Ramanujan type congruences for quotients of Klein forms (2403.15967v1)

Abstract: In this work, Ramanujan type congruences modulo powers of primes $p \ge 5$ are derived for a general class of products that are modular forms of level $p$. These products are constructed in terms of Klein forms and subsume generating functions for $t$-core partitions known to satisfy Ramanujan type congruences for $p=5,7,11$. The vectors of exponents corresponding to products that are modular forms for $\Gamma_{1}(p)$ are subsets of bounded polytopes with explicit parameterizations. This allows for the derivation of a complete list of products that are modular forms for $\Gamma_{1}(p)$ of weights $1\le k \le 5$ for primes $5\le p \le 19$ and whose Fourier coefficients satisfy Ramanujan type congruences for all powers of the primes.

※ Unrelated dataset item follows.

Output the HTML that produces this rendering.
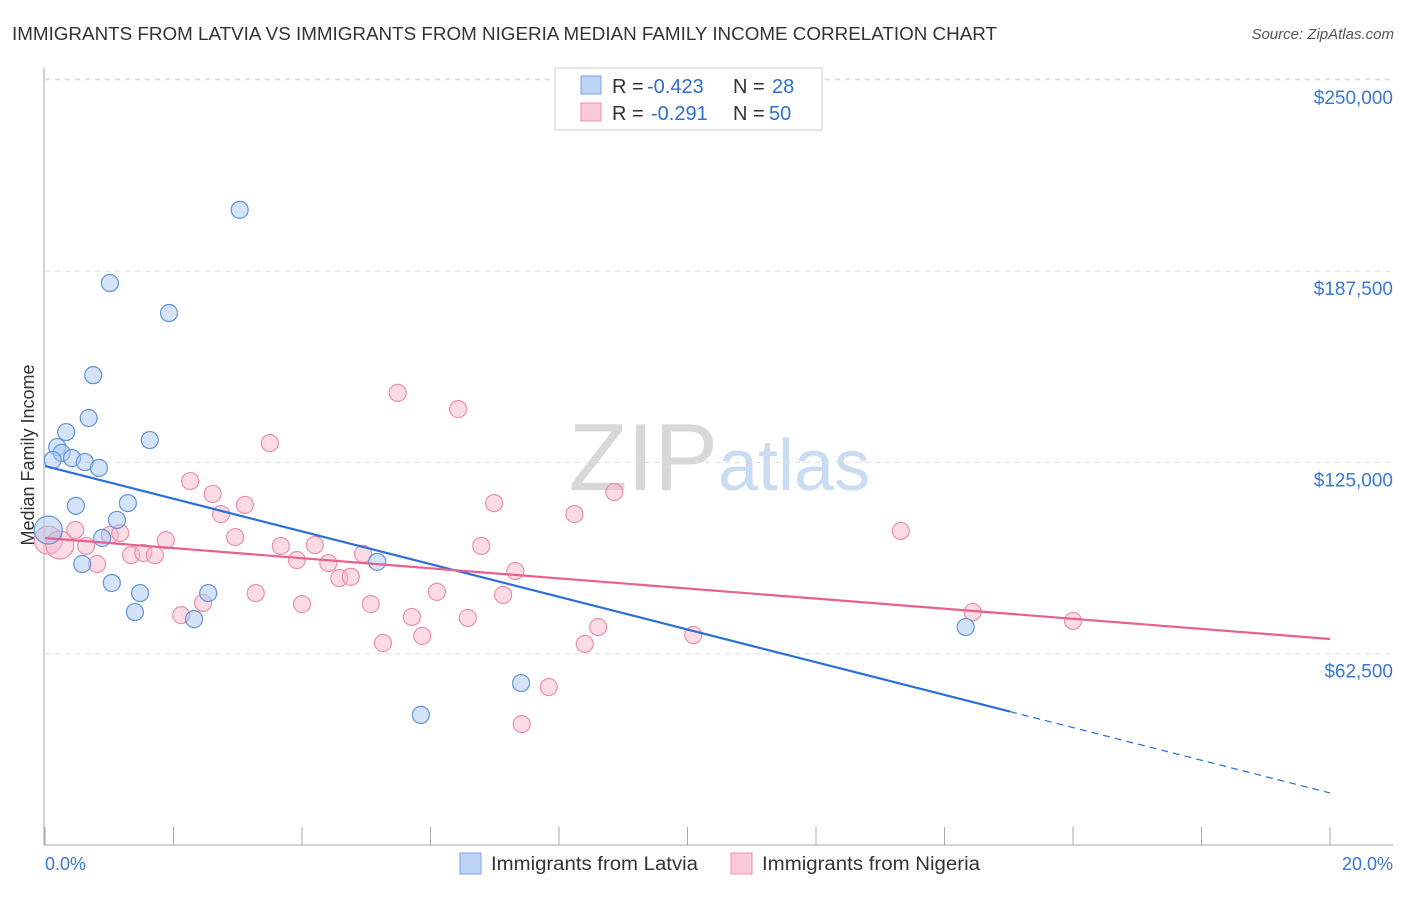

For each product satisfying a congruence, cyclic permutations of the exponents determine additional products satisfying congruences. Common forms among the exponent sets lead to products satisfying Ramanujan type congruences for a broad class of primes, including $p> 19$. Canonical bases for modular forms of level $5\le p \le 19$ are constructed by summing weight one Hecke Eisensten series of levels $5\le p \le 19$ and expressing the result as a quotient of Klein forms. Generating sets for the graded algebras of modular forms for $\Gamma_{1}(p)$ and $\Gamma(p)$ are formulated in terms of permutations of the exponent sets. A sieving process is described by decomposing the space of modular forms of weight $1$ for $\Gamma_{1}(p)$ as a direct sum of subspaces of modular forms for $\Gamma(p)$ of the form $q^{r/p}\Bbb Z[[q]]$. Since the relevant bases generate the graded algebra of modular forms for these groups, the weight one decompositions determine series dissections for modular forms of higher weight that lead to additional classes of congruences.